• CHALLENGE
Answer with nothing but the number of lines that include the word "this".

··· SUPPLIED DATA

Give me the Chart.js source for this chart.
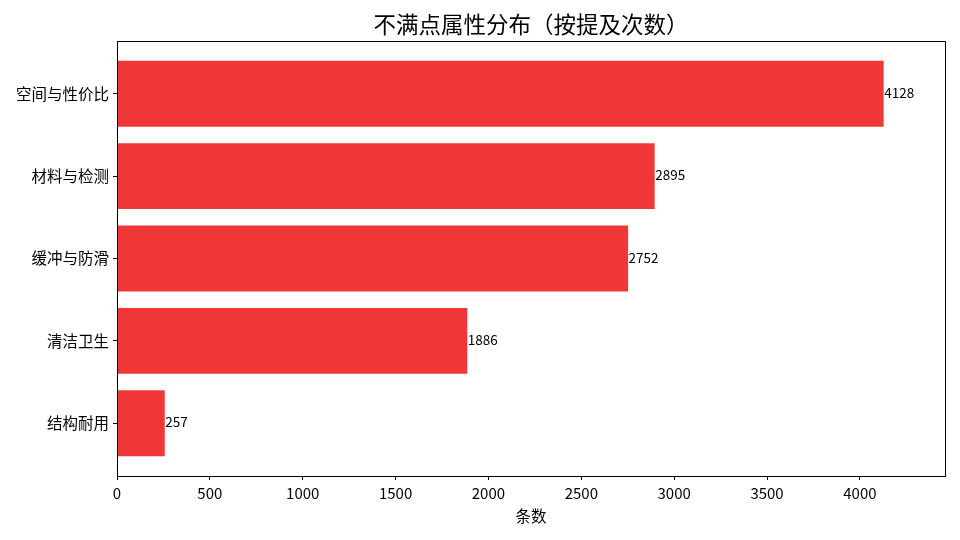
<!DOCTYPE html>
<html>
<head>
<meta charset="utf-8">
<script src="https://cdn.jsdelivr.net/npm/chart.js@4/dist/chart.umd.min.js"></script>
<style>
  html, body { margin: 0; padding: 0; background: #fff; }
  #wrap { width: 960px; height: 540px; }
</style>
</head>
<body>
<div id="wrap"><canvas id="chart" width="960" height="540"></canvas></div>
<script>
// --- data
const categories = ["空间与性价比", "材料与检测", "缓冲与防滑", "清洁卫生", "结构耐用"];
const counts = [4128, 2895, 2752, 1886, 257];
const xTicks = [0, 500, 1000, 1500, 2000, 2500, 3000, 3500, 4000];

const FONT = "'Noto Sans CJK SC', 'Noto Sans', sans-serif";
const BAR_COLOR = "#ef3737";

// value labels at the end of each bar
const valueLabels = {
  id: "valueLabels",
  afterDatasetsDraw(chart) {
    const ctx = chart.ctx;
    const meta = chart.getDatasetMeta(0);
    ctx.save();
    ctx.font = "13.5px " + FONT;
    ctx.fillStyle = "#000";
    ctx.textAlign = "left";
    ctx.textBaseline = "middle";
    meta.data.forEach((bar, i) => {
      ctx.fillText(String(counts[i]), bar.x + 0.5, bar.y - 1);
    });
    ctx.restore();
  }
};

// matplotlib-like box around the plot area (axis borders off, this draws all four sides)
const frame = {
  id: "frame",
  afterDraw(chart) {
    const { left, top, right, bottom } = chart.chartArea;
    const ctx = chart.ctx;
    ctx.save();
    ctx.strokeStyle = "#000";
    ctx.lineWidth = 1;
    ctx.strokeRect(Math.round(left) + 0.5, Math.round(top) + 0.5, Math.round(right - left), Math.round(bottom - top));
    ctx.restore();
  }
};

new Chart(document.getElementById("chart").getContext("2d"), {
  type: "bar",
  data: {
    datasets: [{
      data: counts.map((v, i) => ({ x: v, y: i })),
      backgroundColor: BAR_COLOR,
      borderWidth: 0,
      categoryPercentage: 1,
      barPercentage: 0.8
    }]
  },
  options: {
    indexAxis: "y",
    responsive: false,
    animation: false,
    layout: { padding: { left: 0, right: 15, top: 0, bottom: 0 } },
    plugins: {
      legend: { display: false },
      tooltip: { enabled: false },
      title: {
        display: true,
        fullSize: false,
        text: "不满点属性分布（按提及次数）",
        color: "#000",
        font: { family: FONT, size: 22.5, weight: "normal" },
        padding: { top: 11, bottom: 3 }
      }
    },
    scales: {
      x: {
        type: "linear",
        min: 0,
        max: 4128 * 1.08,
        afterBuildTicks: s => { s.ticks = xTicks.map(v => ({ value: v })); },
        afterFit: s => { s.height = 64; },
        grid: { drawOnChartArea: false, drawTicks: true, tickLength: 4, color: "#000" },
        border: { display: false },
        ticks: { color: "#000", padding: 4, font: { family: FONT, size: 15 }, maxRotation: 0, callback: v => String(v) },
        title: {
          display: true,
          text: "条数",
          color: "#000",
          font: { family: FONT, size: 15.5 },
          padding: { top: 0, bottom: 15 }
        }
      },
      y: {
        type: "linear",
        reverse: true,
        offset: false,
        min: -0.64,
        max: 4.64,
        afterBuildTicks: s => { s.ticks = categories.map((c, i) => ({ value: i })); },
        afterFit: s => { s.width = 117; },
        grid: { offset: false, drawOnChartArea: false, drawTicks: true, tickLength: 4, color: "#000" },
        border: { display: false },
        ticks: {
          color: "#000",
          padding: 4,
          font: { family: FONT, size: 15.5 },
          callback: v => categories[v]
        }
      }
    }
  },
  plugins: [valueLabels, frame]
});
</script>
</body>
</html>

······

• SOLUTION
2